Soy Berto y si algo marcó mi vida fue la aceptación al devenir de los acontecimientos que se sucedían y el cáncer no iba a ser menos. Nací con una
discapacidad motora importante y mi familia creyó que lo mejor sería tener una ocupación dentro de casa. Por esta razón me introduje en el mundo artístico. Me asistía un profesor varias veces por semana y me enseñó las técnicas y los estilos de pintura al óleo. Me gustó la propuesta y la seguí, podría decir con devoción. Mis limitaciones físicas no mermaron la capacidad de poder coger el pincel. Aquí alcancé la libertad que no me daba el cuerpo y me lancé de lleno a transformar un lienzo blanco en toda una experiencia colorista. Esta fue mi profesión e ilusión día tras día.
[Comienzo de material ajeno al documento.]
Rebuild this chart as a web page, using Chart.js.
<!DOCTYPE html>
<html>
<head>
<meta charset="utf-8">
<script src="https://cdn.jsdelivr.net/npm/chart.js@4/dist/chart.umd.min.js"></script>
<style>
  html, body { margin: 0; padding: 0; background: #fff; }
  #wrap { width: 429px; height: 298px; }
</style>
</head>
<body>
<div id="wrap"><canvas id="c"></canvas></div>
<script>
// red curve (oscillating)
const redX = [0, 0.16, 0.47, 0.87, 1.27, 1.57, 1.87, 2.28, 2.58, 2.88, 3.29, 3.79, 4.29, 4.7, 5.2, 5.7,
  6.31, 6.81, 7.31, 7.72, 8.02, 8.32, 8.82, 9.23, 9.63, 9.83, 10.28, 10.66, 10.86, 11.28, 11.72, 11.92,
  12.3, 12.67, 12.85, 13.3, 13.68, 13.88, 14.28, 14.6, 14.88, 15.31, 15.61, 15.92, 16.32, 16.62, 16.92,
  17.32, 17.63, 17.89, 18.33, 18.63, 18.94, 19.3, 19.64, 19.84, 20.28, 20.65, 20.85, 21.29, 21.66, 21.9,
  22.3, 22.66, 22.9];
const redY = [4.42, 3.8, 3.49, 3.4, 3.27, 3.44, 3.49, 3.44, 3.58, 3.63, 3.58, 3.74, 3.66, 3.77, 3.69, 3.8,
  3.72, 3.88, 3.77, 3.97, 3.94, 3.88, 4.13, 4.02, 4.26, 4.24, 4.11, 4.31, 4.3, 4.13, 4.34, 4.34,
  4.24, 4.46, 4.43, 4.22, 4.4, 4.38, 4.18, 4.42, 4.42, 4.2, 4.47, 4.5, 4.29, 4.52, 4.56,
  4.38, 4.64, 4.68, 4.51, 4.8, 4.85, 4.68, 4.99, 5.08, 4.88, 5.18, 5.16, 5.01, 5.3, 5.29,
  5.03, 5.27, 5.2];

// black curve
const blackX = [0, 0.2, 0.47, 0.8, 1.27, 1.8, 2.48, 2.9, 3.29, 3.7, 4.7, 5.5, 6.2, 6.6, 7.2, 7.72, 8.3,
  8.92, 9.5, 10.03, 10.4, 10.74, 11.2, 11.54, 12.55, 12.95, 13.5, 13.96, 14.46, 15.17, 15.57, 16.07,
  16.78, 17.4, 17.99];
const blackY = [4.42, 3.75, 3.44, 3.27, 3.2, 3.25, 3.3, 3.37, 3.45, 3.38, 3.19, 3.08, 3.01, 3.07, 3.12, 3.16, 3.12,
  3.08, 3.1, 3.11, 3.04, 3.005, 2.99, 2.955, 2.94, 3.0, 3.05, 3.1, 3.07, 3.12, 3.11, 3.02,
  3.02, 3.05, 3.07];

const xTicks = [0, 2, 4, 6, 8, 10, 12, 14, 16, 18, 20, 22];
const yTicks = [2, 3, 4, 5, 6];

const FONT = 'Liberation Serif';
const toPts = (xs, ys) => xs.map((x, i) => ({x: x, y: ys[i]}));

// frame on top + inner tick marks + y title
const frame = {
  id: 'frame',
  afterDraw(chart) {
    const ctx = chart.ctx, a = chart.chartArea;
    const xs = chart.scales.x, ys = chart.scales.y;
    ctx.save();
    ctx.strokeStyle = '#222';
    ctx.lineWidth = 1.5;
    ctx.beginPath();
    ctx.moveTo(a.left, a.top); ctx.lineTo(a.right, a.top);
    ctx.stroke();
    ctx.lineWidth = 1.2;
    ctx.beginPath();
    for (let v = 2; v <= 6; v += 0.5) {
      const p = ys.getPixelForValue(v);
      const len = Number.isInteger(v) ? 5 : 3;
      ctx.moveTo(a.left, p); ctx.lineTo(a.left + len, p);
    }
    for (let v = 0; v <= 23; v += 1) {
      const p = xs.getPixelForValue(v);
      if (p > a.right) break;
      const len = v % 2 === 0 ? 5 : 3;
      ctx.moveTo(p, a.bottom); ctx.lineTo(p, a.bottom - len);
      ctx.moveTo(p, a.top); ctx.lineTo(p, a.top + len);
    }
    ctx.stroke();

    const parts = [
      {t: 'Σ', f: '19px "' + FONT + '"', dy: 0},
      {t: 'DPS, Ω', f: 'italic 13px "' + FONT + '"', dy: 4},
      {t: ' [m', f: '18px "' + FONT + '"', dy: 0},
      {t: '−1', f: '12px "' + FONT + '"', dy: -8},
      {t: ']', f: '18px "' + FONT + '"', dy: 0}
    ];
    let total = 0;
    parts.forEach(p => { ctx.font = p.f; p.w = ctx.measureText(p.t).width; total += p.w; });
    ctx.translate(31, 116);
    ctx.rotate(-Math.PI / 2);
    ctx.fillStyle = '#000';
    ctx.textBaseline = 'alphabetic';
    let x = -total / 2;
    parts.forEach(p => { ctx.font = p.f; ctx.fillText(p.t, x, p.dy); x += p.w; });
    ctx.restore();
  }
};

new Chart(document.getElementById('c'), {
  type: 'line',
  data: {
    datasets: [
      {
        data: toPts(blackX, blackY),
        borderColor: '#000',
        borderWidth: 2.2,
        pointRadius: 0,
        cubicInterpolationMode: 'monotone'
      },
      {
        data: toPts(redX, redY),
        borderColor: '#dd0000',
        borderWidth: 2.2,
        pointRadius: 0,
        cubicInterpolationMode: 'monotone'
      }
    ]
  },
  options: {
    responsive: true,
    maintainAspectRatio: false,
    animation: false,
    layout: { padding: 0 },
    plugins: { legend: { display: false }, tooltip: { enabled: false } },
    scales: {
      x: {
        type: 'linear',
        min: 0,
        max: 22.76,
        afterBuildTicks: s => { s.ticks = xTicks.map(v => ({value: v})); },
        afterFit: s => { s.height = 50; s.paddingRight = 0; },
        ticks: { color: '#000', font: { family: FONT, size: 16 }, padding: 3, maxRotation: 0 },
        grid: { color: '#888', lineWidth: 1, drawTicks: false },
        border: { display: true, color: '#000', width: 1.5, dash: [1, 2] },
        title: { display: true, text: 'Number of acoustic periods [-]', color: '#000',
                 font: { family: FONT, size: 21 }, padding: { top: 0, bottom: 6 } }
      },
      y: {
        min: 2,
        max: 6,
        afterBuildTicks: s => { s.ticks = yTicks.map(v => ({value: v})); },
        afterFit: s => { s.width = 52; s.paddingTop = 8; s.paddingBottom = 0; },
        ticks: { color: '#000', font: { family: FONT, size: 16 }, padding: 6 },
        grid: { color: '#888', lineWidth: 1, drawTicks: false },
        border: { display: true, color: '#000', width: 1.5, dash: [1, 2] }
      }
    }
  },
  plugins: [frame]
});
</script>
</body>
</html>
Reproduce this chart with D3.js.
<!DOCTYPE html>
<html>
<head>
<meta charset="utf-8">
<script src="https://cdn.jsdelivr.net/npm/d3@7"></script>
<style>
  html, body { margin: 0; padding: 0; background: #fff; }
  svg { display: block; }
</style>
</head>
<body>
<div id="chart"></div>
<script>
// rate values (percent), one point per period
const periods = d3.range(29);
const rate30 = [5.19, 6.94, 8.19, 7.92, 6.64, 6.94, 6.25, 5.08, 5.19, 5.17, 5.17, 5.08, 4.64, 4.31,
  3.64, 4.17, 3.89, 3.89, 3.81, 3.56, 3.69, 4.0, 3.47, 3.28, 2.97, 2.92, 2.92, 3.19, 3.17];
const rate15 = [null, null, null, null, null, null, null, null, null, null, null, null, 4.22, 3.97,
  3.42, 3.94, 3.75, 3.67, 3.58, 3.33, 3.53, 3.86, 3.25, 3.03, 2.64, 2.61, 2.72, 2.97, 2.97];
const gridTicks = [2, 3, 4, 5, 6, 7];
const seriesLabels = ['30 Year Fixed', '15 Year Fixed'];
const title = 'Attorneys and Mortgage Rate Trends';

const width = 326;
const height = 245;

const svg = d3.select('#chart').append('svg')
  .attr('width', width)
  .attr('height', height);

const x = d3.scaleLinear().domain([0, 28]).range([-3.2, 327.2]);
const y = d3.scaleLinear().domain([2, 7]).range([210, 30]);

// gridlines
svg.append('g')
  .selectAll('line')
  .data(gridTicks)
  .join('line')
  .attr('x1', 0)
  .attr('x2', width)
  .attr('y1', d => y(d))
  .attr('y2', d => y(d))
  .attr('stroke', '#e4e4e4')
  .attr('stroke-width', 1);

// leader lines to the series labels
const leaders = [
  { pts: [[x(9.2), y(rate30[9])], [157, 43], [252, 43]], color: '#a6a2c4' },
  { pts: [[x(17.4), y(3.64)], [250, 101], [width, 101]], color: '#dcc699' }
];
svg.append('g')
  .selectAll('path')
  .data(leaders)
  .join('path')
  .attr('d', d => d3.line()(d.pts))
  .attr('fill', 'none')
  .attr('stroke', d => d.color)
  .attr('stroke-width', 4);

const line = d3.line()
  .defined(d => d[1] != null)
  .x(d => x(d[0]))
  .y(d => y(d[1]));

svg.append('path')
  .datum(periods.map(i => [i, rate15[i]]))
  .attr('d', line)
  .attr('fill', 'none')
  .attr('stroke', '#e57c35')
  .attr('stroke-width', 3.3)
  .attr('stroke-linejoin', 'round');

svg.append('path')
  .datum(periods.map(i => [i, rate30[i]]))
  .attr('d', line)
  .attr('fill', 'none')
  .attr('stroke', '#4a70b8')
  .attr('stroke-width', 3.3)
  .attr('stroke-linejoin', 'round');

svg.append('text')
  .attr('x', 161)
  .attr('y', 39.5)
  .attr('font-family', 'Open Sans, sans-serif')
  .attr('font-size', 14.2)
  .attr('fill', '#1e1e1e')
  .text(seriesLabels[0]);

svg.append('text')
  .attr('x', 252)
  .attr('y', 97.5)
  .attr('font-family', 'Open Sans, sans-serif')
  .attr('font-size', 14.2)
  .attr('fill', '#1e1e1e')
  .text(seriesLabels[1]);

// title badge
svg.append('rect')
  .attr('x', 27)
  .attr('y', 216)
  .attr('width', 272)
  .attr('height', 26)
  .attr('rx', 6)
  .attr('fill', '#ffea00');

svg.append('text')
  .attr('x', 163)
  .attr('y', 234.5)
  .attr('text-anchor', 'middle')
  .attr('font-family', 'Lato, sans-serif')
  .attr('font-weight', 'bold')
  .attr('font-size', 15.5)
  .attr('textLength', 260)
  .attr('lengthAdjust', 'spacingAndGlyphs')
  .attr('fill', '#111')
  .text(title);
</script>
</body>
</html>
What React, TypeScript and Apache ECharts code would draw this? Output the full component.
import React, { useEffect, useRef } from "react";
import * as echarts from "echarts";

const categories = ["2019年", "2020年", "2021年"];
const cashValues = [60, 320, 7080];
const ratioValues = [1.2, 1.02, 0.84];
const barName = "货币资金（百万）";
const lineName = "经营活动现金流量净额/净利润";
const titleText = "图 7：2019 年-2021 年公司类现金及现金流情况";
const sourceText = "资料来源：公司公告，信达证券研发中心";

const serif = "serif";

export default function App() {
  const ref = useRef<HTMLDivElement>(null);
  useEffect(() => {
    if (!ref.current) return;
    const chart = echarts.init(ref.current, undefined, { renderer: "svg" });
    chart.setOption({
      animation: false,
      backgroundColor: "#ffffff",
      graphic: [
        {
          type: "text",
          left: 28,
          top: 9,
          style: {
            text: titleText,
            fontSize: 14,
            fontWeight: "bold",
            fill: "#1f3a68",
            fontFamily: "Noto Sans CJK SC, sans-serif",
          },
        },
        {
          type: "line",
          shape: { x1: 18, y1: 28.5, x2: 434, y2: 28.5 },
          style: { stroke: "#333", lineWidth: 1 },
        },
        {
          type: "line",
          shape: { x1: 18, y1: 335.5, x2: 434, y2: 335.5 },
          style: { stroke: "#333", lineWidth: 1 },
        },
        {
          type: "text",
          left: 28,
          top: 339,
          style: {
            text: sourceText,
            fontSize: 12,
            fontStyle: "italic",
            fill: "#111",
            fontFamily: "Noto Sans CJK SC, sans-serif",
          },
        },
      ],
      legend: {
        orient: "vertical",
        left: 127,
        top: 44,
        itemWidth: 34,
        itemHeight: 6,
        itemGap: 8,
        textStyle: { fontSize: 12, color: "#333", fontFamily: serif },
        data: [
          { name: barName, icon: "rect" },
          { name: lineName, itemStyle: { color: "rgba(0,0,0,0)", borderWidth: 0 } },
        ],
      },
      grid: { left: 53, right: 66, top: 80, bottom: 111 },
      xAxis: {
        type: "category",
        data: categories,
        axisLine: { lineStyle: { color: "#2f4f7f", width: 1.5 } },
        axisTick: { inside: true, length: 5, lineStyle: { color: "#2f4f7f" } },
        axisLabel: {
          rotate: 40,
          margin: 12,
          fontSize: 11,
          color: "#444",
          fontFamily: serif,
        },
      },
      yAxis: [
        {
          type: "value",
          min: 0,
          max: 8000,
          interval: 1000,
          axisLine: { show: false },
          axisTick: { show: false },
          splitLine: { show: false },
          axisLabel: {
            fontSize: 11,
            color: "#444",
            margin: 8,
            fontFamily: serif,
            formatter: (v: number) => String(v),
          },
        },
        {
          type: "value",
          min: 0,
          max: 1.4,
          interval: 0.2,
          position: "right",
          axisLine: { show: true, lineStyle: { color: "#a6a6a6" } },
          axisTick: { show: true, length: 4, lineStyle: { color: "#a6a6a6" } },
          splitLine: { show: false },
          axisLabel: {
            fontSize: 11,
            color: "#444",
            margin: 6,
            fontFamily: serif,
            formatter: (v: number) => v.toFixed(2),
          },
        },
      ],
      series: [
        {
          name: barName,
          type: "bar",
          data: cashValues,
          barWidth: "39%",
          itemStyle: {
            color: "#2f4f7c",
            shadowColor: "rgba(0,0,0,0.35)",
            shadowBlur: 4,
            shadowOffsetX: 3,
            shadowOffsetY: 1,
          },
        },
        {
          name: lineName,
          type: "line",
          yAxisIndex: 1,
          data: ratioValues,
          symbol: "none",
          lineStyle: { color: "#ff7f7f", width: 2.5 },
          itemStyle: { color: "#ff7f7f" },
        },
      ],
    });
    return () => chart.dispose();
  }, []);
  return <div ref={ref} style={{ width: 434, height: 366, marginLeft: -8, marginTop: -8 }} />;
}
Entre mis aficiones destacó la música sesentera y los juegos de mesa. El poder compartir con la familia y amigos una buena partida de coto i cau y llegar a poder hacer un bac i limpia no tenía precio; lo que nos reíamos. En general mi vida no era nada complicada y si muy ordenada en horarios y comidas. Siempre rodeado de mi familia; aunque era yo quien marcaba los ritmos. Dependía de mi madre y mi padre para realizar muchas tareas porque mi movilidad era reducida. Los años pasaron y se hizo imprescindible la utilización de la silla de ruedas. Dado que la vivienda no estaba adaptada para acoger este cambio, y otros que se iban sucediendo, se decidió mi traslado a un Centro de Mayores.
Nada de tristezas ni nostalgias; mi vida seguía siendo como antes o yo diría mejor. No es por “tirarme flores” pero mi carácter afable cuajó de inmediato en el ambiente de las personas que allí residían y en las que trabajaban. Seguí con mis dibujos, mi música y mis partidas. Además mi familia me visitaba de forma constante ¡Qué más se puede pedir! Pues sí, mi vida transcurría con total normalidad y felicidad hasta que un día un inquilino nuevo golpeó mi puerta. Me asuste por la forma en la que se presentó. Un dolor agudo en la boca del estómago fue su primer saludo. Me llevaron de inmediato al hospital y allí los especialistas averiguaron de qué estirpe procedía ese nuevo ocupante de mi cuerpo. Y así conocí su nombre y apellido: cáncer de páncreas.
Las visitas de mi hermana y mi hermano fueron diarias. Las primeras palabras siempre eran en forma de pregunta:-Com estàs? A lo que yo respondía: -Estic bé. En realidad no había nada diferente para mí. El dolor estaba sosegado por la medicación que tomaba; por lo que el sufrimiento no hizo acto de presencia. El cambio físico vino después, aunque no el anímico. Mi piel se tiñó de un amarillo sombrío, la fuerza de mi cuerpo iba disminuyendo día tras día y el apetito también. Recuerdo que Jorge, familiar y compañero, se acercaba a verme. Se encargaba de telefonear a la familia y dar detalles de si había comido o si me había acostado. En definitiva, me sentía partícipe y querido por muchas personas. Tenía claro que esta enfermedad me estaba cambiando a nivel físico pero mi carácter optimista seguía intacto. Se trataba de no juzgar el momento ni la experiencia. Esa era la clave.
Tras llevar unos días en cama empecé a notar que algo diferente se estaba acercando. No sabía que era y mi hermano me explicó lo que me podía estar
sucediendo. Noté que mi cuerpo se iba desconectando, aligerando, pero -¿Sabéis qué? Volví a decir: -Estic bé. Me fui de esta vida satisfecho de mi bondad, de mi simpatía, de mi alegría, de mi sencillez y de una enfermedad vivida con aceptación y naturalidad ¿No os parece un buen pasaporte de partida? Yo creo que sí ¡Hasta siempre!